La construction européenne repose sur une des idoles de la Contre-Civilisation : l’Économie. Or, la montée de tensions entre les alliés économiques syriens et turcs montre les limites de celle-ci dans la préservation de la paix.

L’Union Européenne oligarchique

Conçue pour réconcilier après un nouveau massacre, l’Union Européenne (CECA, CEE, puis UE) a cherché à réconcilier deux des principaux pays bellicistes (la RFA et la France). Un tel projet ne pouvait se réaliser sous une égide religieuse, du fait des scissions de la chrétienté occidentale à partir du XVIème siècle et de l’impact de l’athéisme révolutionnaire dans les sociétés. La Seconde Guerre Mondiale – cette expression est bien plus neutre que “Deuxième Guerre Mondiale” qui implique qu’une Troisième a déjà eu ou doit avoir lieu – a mis fin au rêve d’une timocratie européenne, c’est-à-dire d’un système politique où le pouvoir échoit aux guerriers (cet idéal a été suivi par Napoléon, Hitler et bien d’autres). L’opposition de ces pays à une union prolétarienne de type soviétique a écarté l’option démocratique dans son sens sociologique (le “pouvoir du peuple” en tant que classe sociale). Le rêve oligarchique d’une “paix par l’argent”, étant le seul concevable a été entrepris. Contrairement à la déformation courante, nous utilisons le terme “oligarchie” suivant Platon, c’est-à-dire littéralement “le pouvoir aux riches”. En effet, cette union a été réalisée par (et pour) certains patrons qui suivaient une logique de cartel et a œuvré essentiellement dans les domaines en rapport avec les richesses matérielles. L’alliance des banquiers a ensuite contribué à l’union financière et monétaire. Il convient de souligner que tout régime est impur puisqu’un substrat des régimes précédents y est conservé et que tout pouvoir humain est relatif. Les termes employés désignent donc la tendance ou le groupe prédominant.
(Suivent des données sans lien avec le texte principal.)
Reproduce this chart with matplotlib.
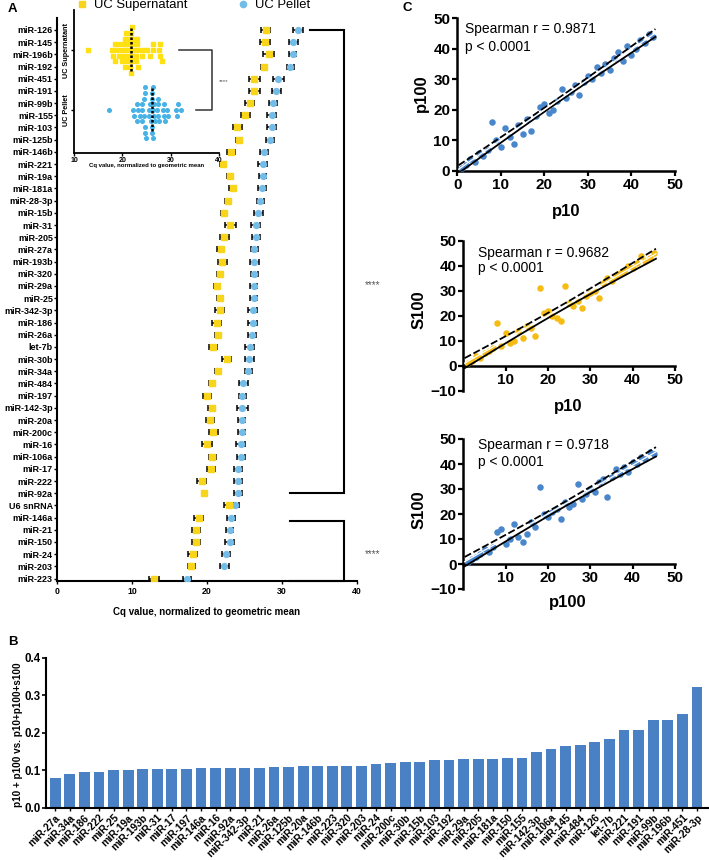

Les ennemis héréditaires français et allemands, ainsi que quelques États, se sont retrouvés dans une confédération. L’union des domaines phares de l’économie et la perméabilité des frontières a contribué à limiter les revendications territoriales et les autres facteurs de guerre. Cette organisation a ensuite attiré d’autres pays et s’est élargie à d’autres secteurs d’activité, bien que les partisans démocratiques et/ou démagogiques lui reprochent son côté technocratique et élitiste (en somme son approche oligarchique). Ce modèle s’est par la suite diffusé dans le monde, pour réconcilier d’autres ennemis historiques.

L’aversion syro-turque

L’antagonisme entre Syriens et Turcs est aussi vieux que celui entre Francs et Germains. La zone entre l’Asie Mineure et le Levant est demeurée instable jusqu’à sa domination ottomane au XVIème siècle. Cette conquête turque de l’ancien royaume mamelouk a provoqué un ressentiment de la part des futurs Syriens. Après la fin du califat ottoman (1922), la laïcisation d’Atatürk d’un côté et la mise sous mandat de l’autre les ont un peu plus opposés. En outre, lors de la Guerre Froide, la Turquie s’est alliée aux États-Unis et la Syrie à l’URSS. Cette histoire tourmentée a donc laissé de nombreux litiges sur les plans économiques (les barrages turcs sur l’Euphrate diminuent son débit en aval), territoriaux (un contentieux dû à l’annexion par la Turquie de la province de Hatay en 1939) et stratégiques (des relations complexes avec les autonomistes kurdes).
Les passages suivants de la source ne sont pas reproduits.